Hurricane Dorian death toll at 43, likely to climb significantly

MARSH HARBOUR (Bahamas) • The death toll from Hurricane Dorian’s devastating rampage across the Bahamas rose to 43 and is likely to climb significantly, officials said, with hundreds missing even as rescuers plucked desperate survivors from the debris.

More than 260 residents of the brutally damaged Abaco Islands arrived in the capital city of Nassau after spending more than seven hours on a government-chartered ferry, a second of which was expected to arrive overnight.

Those who made it to safety awaited news of loved ones.

Ms Diane Forbes has not heard from her two sons since last Tuesday and was searching for them among about 200 evacuees sheltering at a gymnasium on Friday night in Nassau, which was spared the wrath of the hurricane.

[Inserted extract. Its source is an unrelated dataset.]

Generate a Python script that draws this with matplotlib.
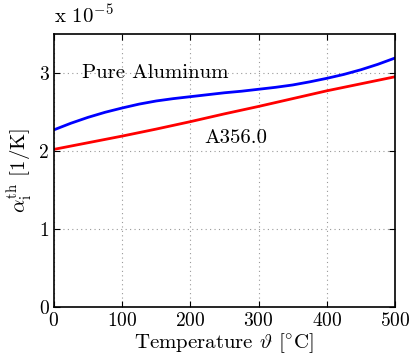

“They said they were hungry, and the scent of the bodies, the dead, was really getting to them… I don’t know if my son is alive or not,” she said of one of her children, who had been in Marsh Harbour on Abaco with his girlfriend and her mother.

Confirming the new toll of 43, Prime Minister Hubert Minnis said 35 were killed on worst-hit Abaco and eight on Grand Bahama island.

“The loss of life we are experiencing is catastrophic and devastating,” he said in a statement on Friday quoted by The Tribune newspaper.

With many missing, “this number is expected to grow significantly”, his spokesman Erica Wells Cox told NBC News.

On the eventual death toll, Health Minister Duane Sands earlier said “the number will be staggering”.

Ms Joy Jibrilu, the director-general of the Bahamian tourism and aviation ministry, told CNN: “Literally hundreds, up to thousands, of people are still missing.”

According to UN relief officials, more than 70,000 people – virtually the entire population of Grand Bahama and Abaco – are in need of assistance.

The US Coast Guard and private organisations have been evacuating residents of Abaco and other islands to Nassau.

The multinational relief effort, which also includes Britain’s Royal Navy and several non-governmental organisations, has been hampered by flood damage to airport runways, destroyed piers and docks and downed communications.

Tents and awnings installed at Nassau Airport provided temporary housing for storm-battered Bahamians.

Meanwhile, Dorian made landfall in the United States as a Category 1 hurricane packing winds of nearly 150kmh.

Thousands of coastal residents of US states from Florida to Virginia had been fearing the worst but the East Coast largely escaped unscathed.

At 5pm yesterday, the Miami-based National Hurricane Centre said Dorian was about 233km south-east of Nantucket island and was producing tropical storm force winds in south-east Massachusetts as it headed towards Canada.